Garbage collection is evil.
For several days I've been wrestling with a peculiar performance problem in Maple. In the Quadratic Sieve code I'm currently writing, I use external C code to perform the sieving -- that is, I have a QuadraticSieveSieveInterval() function which I wrote in C and call from Maple -- and the relations are collected and filtered in Maple. This allows me to keep the amount of C code needed to a minimum by using Maple for some of the messy initialization (e.g., computing modular square roots).The performance problem arose in the "collecting relations in Maple" part. My code is roughly as follows:
while (Nrels < NumberOfRelationsWanted) do rels := QuadraticSieveSieveInterval( ... ); for rel in [rels] do Nrels := Nrels + 1; rtab[Nrels] := rel; od; od;
With NumberOfRelationsWanted equal to 30000, I noticed something very odd: If I commented out the "rtab[Nrels] := rel" line -- that is, if I counted the relations, but didn't store them -- then the code would be faster by roughly 150 seconds. However, after collecting all the relations, I could copy them all into a new hash table in under one second. Somehow adding the relations to a table while they were being generated was 200 times slower than adding the relations to a table after they are generated.
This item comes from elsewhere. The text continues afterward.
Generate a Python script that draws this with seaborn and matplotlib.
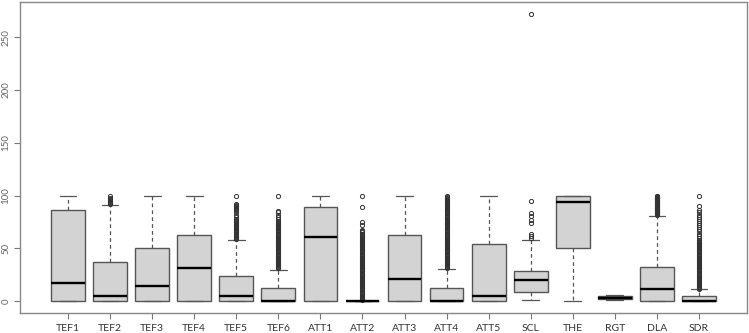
import matplotlib
matplotlib.use("Agg")
import matplotlib.pyplot as plt
import seaborn as sns
import pandas as pd

# ---- data ----
categories = ["TEF1", "TEF2", "TEF3", "TEF4", "TEF5", "TEF6", "ATT1", "ATT2",
              "ATT3", "ATT4", "ATT5", "SCL", "THE", "RGT", "DLA", "SDR"]
whisker_low = [0, 0, 0, 0, 0, 0, 0, 0, 0, 0, 0, 1.3, 0, 0.6, 0, 0]
q1 =          [0, 0, 0, 0, 0, 0, 0, 0, 0, 0, 0, 8.2, 50, 2.0, 0, 0]
median =      [17, 4.4, 14.5, 31, 5, 0, 60.4, 0, 21, 0, 5, 19.6, 94.3, 3.3, 11, 0.3]
q3 =          [86, 36.7, 50, 62.5, 23.4, 12, 89, 0, 62.7, 12, 53.8, 28.5, 100, 4.7, 32.5, 4.5]
whisker_high = [100, 91, 100, 100, 57.6, 29, 100, 0, 100, 30, 100, 58, 100, 5.4, 81, 11]

outliers = {
    "TEF2": [92, 93, 94, 95, 96, 97, 98, 100],
    "TEF5": [59, 60, 61, 62, 63, 64, 65, 66, 67, 68, 69, 70, 71, 72, 73, 74, 75,
             76, 77, 78, 80, 82, 84, 86, 87, 88, 89, 90, 91, 92, 100],
    "TEF6": [31, 32, 33, 34, 35, 36, 37, 38, 39, 40, 41, 42, 43, 44, 45, 46, 47,
             48, 49, 50, 51, 52, 53, 54, 55, 56, 57, 58, 59, 60, 61, 62, 63, 64,
             65, 66, 67, 68, 69, 70, 71, 72, 73, 74, 75, 76, 78, 80, 82, 84, 85, 100],
    "ATT2": [1, 2, 3, 4, 5, 6, 7, 8, 9, 10, 11, 12, 13, 14, 15, 16, 17, 18, 19,
             20, 21, 22, 23, 24, 25, 26, 27, 28, 29, 30, 31, 32, 33, 34, 35, 36,
             37, 38, 39, 40, 41, 42, 43, 44, 45, 46, 47, 48, 49, 50, 51, 52, 53,
             54, 55, 56, 57, 58, 59, 60, 61, 62, 63, 64, 65, 66, 67, 72, 75, 89, 100],
    "ATT4": [31, 32, 33, 34, 35, 36, 37, 38, 39, 40, 41, 42, 43, 44, 45, 46, 47,
             48, 49, 50, 51, 52, 53, 54, 55, 56, 57, 58, 59, 60, 61, 62, 63, 64,
             65, 66, 67, 68, 69, 70, 71, 72, 73, 74, 75, 76, 77, 78, 79, 80, 81,
             82, 83, 84, 85, 86, 87, 88, 89, 90, 91, 92, 93, 94, 95, 96, 97, 98,
             99, 100],
    "SCL": [59.5, 61.5, 64, 73.5, 77, 80.5, 83.5, 95, 272],
    "DLA": [82, 82.5, 83, 83.5, 84, 84.5, 85, 85.5, 86, 86.5, 87, 87.5, 88, 88.5,
            89, 89.5, 90, 90.5, 91, 91.5, 92, 92.5, 93, 93.5, 94, 94.5, 95, 95.5,
            96, 96.5, 97, 97.5, 98, 98.5, 99, 99.5, 100],
    "SDR": [11.5, 12, 13, 14, 15, 16, 17, 18, 19, 20, 21, 22, 23, 24, 25, 26, 27,
            28, 29, 30, 31, 32, 33, 34, 35, 36, 37, 38, 39, 40, 41, 42, 43, 44,
            45, 46, 47, 48, 49, 50, 51, 52, 53, 54, 55, 56, 57, 58, 60, 62, 64,
            66, 68, 70, 72, 74, 76, 78, 80, 82, 84, 86, 90, 100],
}

y_ticks = [0, 50, 100, 150, 200, 250]


# Build a sample per variable whose linear-percentile quartiles and
# 1.5*IQR whiskers reproduce the summary values read above.
def sample_for(lo, a, m, b, hi, out):
    k = len(out) + 1
    return [lo] + [a] * k + [m] * k + [b] * k + [hi] + list(out)


rows = []
for i, c in enumerate(categories):
    for v in sample_for(whisker_low[i], q1[i], median[i], q3[i], whisker_high[i],
                        outliers.get(c, [])):
        rows.append((c, v))
df = pd.DataFrame(rows, columns=["variable", "value"])

sns.set_style("white")
plt.rcParams["font.family"] = ["Lato", "DejaVu Sans"]

fig = plt.figure(figsize=(7.49, 3.33), dpi=100)
ax = fig.add_axes([20 / 749, (333 - 312.5) / 333, 727 / 749, 310.5 / 333])

sns.boxplot(
    data=df, x="variable", y="value", order=categories, ax=ax,
    color="#d3d3d3", saturation=1, width=0.8, linecolor="#555555",
    linewidth=1.0, fliersize=3.0,
    medianprops=dict(color="black", linewidth=1.7),
    whiskerprops=dict(linestyle=(0, (3, 2.5)), color="#555555", linewidth=0.9),
    capprops=dict(color="#555555", linewidth=0.9),
    flierprops=dict(marker="o", markerfacecolor="none", markeredgecolor="#333333",
                    markeredgewidth=0.7),
)

ax.set_xlim(-1.14, 16.14)
ax.set_ylim(-10.9, 283.5)
ax.set_yticks(y_ticks)
ax.set_yticklabels([str(t) for t in y_ticks], rotation=90, va="center",
                   color="#666666", fontsize=7)
ax.set_xticks(range(len(categories)))
ax.set_xticklabels(categories, color="#333333", fontsize=7.5)
ax.set_xlabel("")
ax.set_ylabel("")
ax.tick_params(axis="both", direction="out", length=4, width=0.8,
               color="#777777", left=True, bottom=True)
ax.tick_params(axis="x", pad=4)
ax.tick_params(axis="y", pad=3)
for s in ax.spines.values():
    s.set_visible(True)
    s.set_color("#888888")
    s.set_linewidth(1.0)

fig.savefig("out.png", dpi=100)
After some exploration of Maple's profiling capabilities, I noticed an unexpected function was (according to the profiler) using 15% of the total CPU time: the garbage collector. This made me immediately suspicious, since the most significant difference (aside from the very much increased time taken) between throwing the relations away and collecting them in a table is that collecting them means that the total memory usage increases over time. With a bit more searching, I found that a kernel option "gcfreq" which controls the frequency with which Maple's garbage collector is called. The default value is "every million words allocated"; I changed this to "every hundred million words allocated", and suddenly my code was 160s faster -- even with the "store the relation in a table" operation which had been peculiarly slow, my code was now faster than it had been without that operation before.
I'm not sure quite why my code was causing the garbage collector to perform so poorly, but it might be related to the combination of very small memory allocations (used by Maple) and rather large memory allocations (in the sieving code itself). Whatever the cause, it's worth remembering that while garbage collection isn't always slow, it certainly can be slow and should be investigated as a possible cause of unexplained poor performance. J.K. Rowling remarked, via a character in the second Harry Potter book, that one should "never trust anything that can think for itself, if you can't see where it keeps its brain"; in much the same vein, I would suggest that one should never trust a programming language if you can't see where and how it allocates and deallocates memory.